Coração quente, cabeça fria

Celebrações pelos 100 anos de Dom Paulo começarão com exposição na Assembleia

“Não temos que nos nivelar nos ódios”, pede o ex-ministro José Gregori

Douglas Mansur
Douglas Mansur
Dom Paulo (com presente que recebeu de detidos no Presídio Tiradentes): atuação pelos direitos humanos e maior presença da Igreja na cidade

São Paulo – No dia em que completaria 99 anos, ontem (14), Dom Paulo Evaristo Arns foi tema de live para anunciar o início das celebrações pelo seu centenário. E o primeiro evento será uma exposição na Assembleia Legislativa paulista, de 1º de março a 28 de abril. Segundo a jornalista e biógrafa Evanize Sidow, uma nova versão da exposição aberta em 2018 está sendo repensada, no momento em que “a democracia sofre muito”. O evento foi transmitido na página do jornalista Juca Kfouri no Facebook.

Evanize e Marilda Ferri, autoras de biografia relançada em 2017, serão as curadoras. Juntamente com Maria Angela Borsoi, ex-secretária do arcebispo, que morreu em 14 de dezembro de 2016, aos 95 anos. O artista Eduardo Kobra fará um mural de Dom Paulo. A ideia, ainda em estudo, é vender a obra, em partes, destinando os recursos para as atividades da Pastoral do Povo de Rua em São Paulo, coordenada pelo padre Júlio Lancellotti.

Novas práticas

O atual cardeal-arcebispo, Dom Odilo Scherer, disse que Arns “viveu num contexto de história da Igreja muito interessante”, o período imediatamente posterior ao Concílio Vaticano II. “Dom Paulo procurou traduzir o Concílio em práticas eclesiais novas.” Práticas ligadas, lembrou, “à necessidade de uma nova presença da Igreja em todas as áreas da cidade”. Ele destacou o “grande apoio à população mais pobre”, ajudando também o povo a tomar posições políticas.

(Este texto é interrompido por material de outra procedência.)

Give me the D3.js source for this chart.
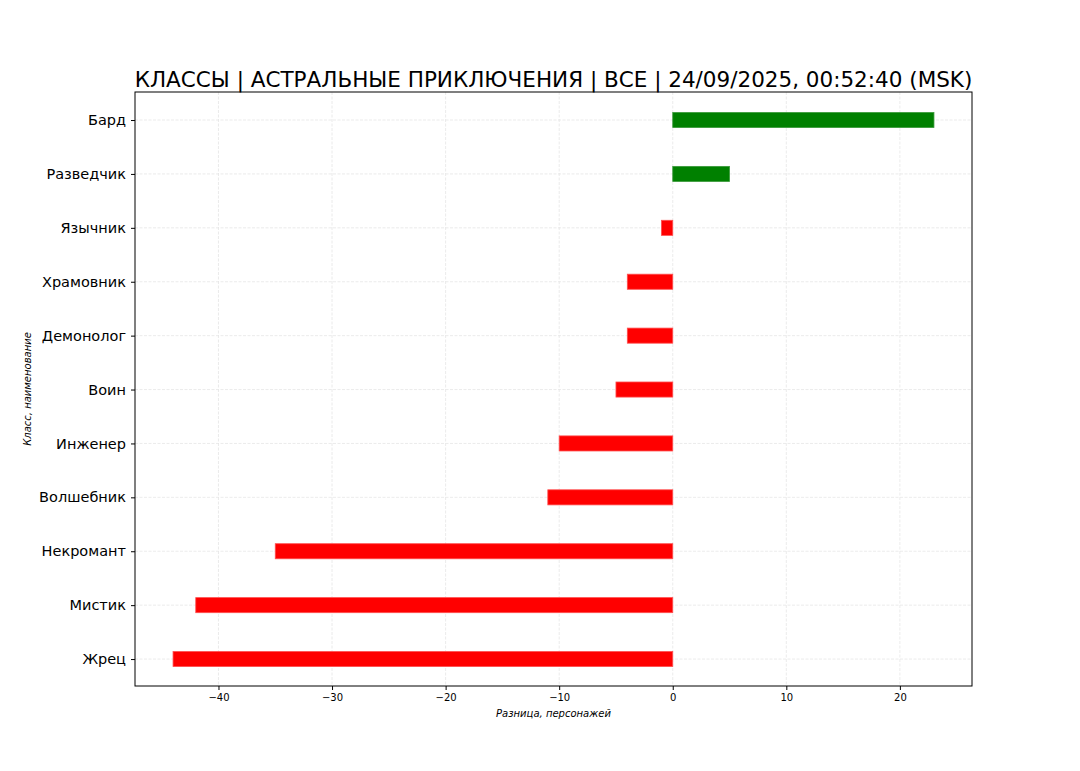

Outra fato bastante lembrado foi o projeto Brasil: Nunca Mais. O livro que denunciava de forma inédita e meticulosa a tortura no país foi lançado em 1985. Um dos principais apoiadores foi o Conselho Mundial de Igrejas, conforme lembrou o sociólogo Anivaldo Padilha. Ele trabalhava em Genebra, sede da entidade, quando o projeto foi concebido. E lá se encontrou com Arns.

Superação, e não arroubo

Padilha aponta três dimensões ao movimento ecumênico: a unidade entre cristãos, a promoção da unidade entre a humanidade e o diálogo fraterno entre as religiões. “Creio que essas três dimensões estiveram visivelmente presentes nas ações de Dom Paulo”, observou.

Aos 90 anos, o ex-ministro da Justiça e ex-presidente da Comissão Justiça e Paz José Gregori ressaltou o caráter firme, porém conciliador, de Dom Paulo, com quem trabalhou. “Apesar de toda descrença que existe historicamente, o Brasil está sempre com a rosa dos ventos apontada para o bem, a conciliação, a multiplicidade de visões, desde que exista essa unidade, que Dom Paulo conseguiu estabelecer”, afirmou Gregori. Hoje, ele é integrante da Comissão Arns de direitos humanos.

“Em todos os anos de convivência, nunca vi Dom Paulo disposto a um acerto de contas, mas à superação”, disse ainda. Gregori via no cardeal um “santo em ação”, que agora estaria coordenando hospitais e tentando conscientizar sobre a pandemia.  “Não temos que nos nivelar nos ódios. Provocação só ajuda os nossos adversários. Não é pelo arroubo, pelo espalhafato, pelo ódio que se vai fazer o Brasil feliz”, acrescentou o advogado. Pedindo, como Dom Paulo, “coração quente, cabeça fria, coragem”.

“Grande comunicador”

A jornalista britânica Jan Rocha lembrou que Dom Paulo ajudou a furar o bloqueio de informações imposto pela ditadura. “Por causa da censura era muito difícil conseguir informações, saber o que realmente estava acontecendo no Brasil”, comentou a ex-correspondente da BBC. O cardeal “abriu a Cúria” aos jornalistas e tornou-se importante fonte de notícias.

“Era um grande comunicador e um grande ser humano”, afirmou Jan, destacando ainda a participação do religioso na criação do Conselho Indigenista Missionário e da Comissão Pastoral da Terra, ainda durante os anos 1970. Ela lançou recentemente o livro Solidariedade não tem Fronteiras (editora Expressão Popular), sua versão do Clamor, o comitê de auxílio a refugiados políticos. O prefácio é do ativista argentino Adolfo Pérez Esquivel, Prêmio Nobel da Paz em 1980.